Только красноармейцы ушли, прошел слух, что немец уж совсем тут, что, уж в совхозе соседнем „Краснознаменском“, а это от нас километров двадцать, стало быть, жди его как бы ни до вечера сегодня. Тут же поползла вся наша местная сволота в кучу. Собрались возле хаты одного, самого отъявленного, Никифором его звали. Ох, и смрадной народец то был. Они еще до войны все бухтели на Советскую власть, втихаря, конечно. И все им не так, и все не эдак было. У одного отца раскулачили, у другого артель отняли, у третьего, как у черта лысого ничего не было отродясь, и он просто роптал, потому как роптать легше, чем работать.

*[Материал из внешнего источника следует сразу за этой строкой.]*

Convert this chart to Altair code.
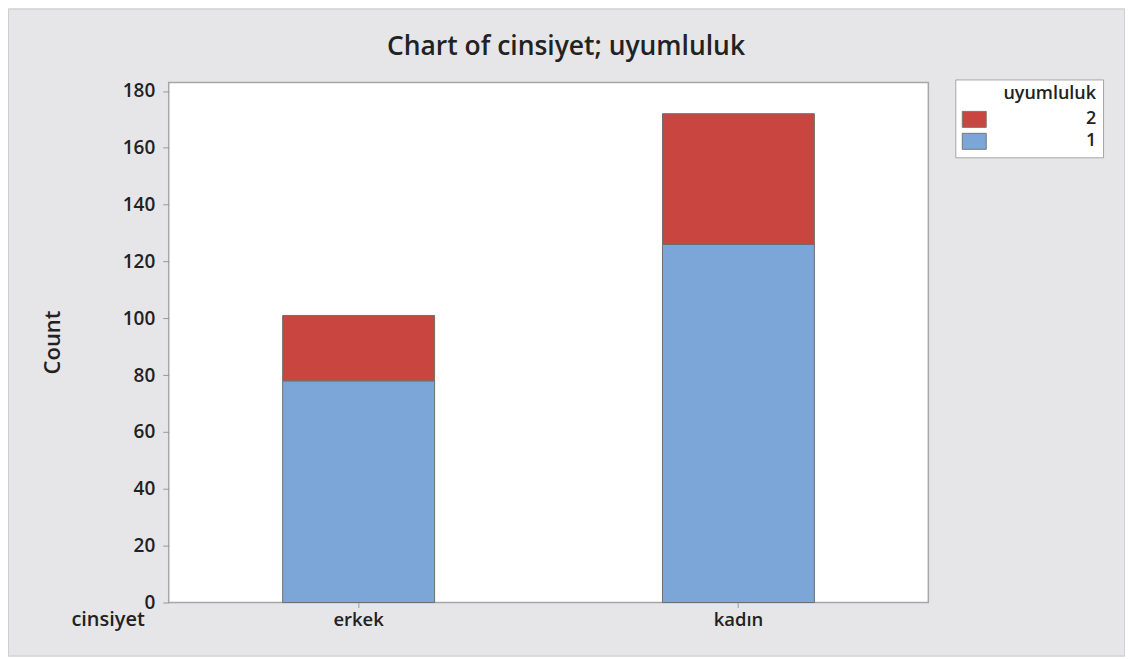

Все, как один — трусливые щенки, только лакать самогонку, да девок щупать и могли. А уж как напьются — никакая милиция не справится. Посадит участковый в кутузку за драку или еще за что, дня три их морды не видать в деревне, у всех аж на душе радостно, потом глядь — опять гуляют, а через день — сызнова в стельку! Этот Никифор сам уже в годах был, не то что остальная шпана, вот он у них навроде вожака и был, а в хате его они и собирались постоянно пить, да песни орать. Сам он толи трактористом был, не помню уже, толи слесарем по тракторам, чинил бишь их, черт его, проклятого, знает. Только помню, что на собраниях он появлялся в сельсовете, уж не знаю как его туда заносило, наверное приволакивали силой, и там, на собраниях, председатель наш, Максим Демьяныч, частенько ему товарищеские суды и выволочки разные устраивал. Дебошир, мол, тунеядец, пьяница и все в таком духе. А этот-то только морду кривил, да зубами скрипел.
На фронт никто почти из этих не пошел. У Никифора любовница была врачихой в райцентре, так она многим справок нашлепала, что негодны, а иные и сами попрятались от призыва. Путные-то все, кто в деревне был, сами на второй уж день на фронт записались. Вот их всех и забрали, а на деревне одни бабы, старики, дети остались, председатель — калека хромой, да этот сброд.
Ага, собрались, значит все они у Никифора во дворе, как красноармейцы ушли. Не помню, сколько их, подлецов, было, ну наверное, штук восемь, точно. Откуда-то у некоторых появились ружья, видать спёрли, у остальных — топоры да вилы, и пошли они всей ватагой расправы чинить, готовиться к встрече новых властей. Первым делом ворвались они в дом к Демьянычу, председателю. Ой, что натворили, гады! Точно уж не скажу, как и что, только детей их малых обоих в канаве потом нашли, зарезанными, а старшую, Клавкой вроде звали ее, голую и изуверски убитую видели утром на другой день прямо рядом с дорогой. Самого Демьяныча-то и жену его изверги сильно изуродовали перед тем, как убить. Потом сделали они кресты из брёвен и на крестах этих их трупы и привязали, да с приветственными табличками на груди, вроде так. Кресты эти на въезде поставили, чтоб когда немец заезжал в деревню, видал уже, что власть новая и фашистам в ножки кланяется».
Тут Авдотья остановилась и долго молча глядела перед собой, шевеля едва заметно губами. Глаза ее (даром что старуха) на несколько секунд зажглись было огнём, но вскоре погасли. Рома с Викой, завороженные, сидели как под гипнозом и не в силах были ни сказать что-либо, ни даже громко дышать. Бабка вдруг попросила принести ей воды. Рома, очнувшись, пулей смотался на кухню и принес стакан. Отпив немного, Авдотья вновь заговорила тем же спокойным, но твердым голосом.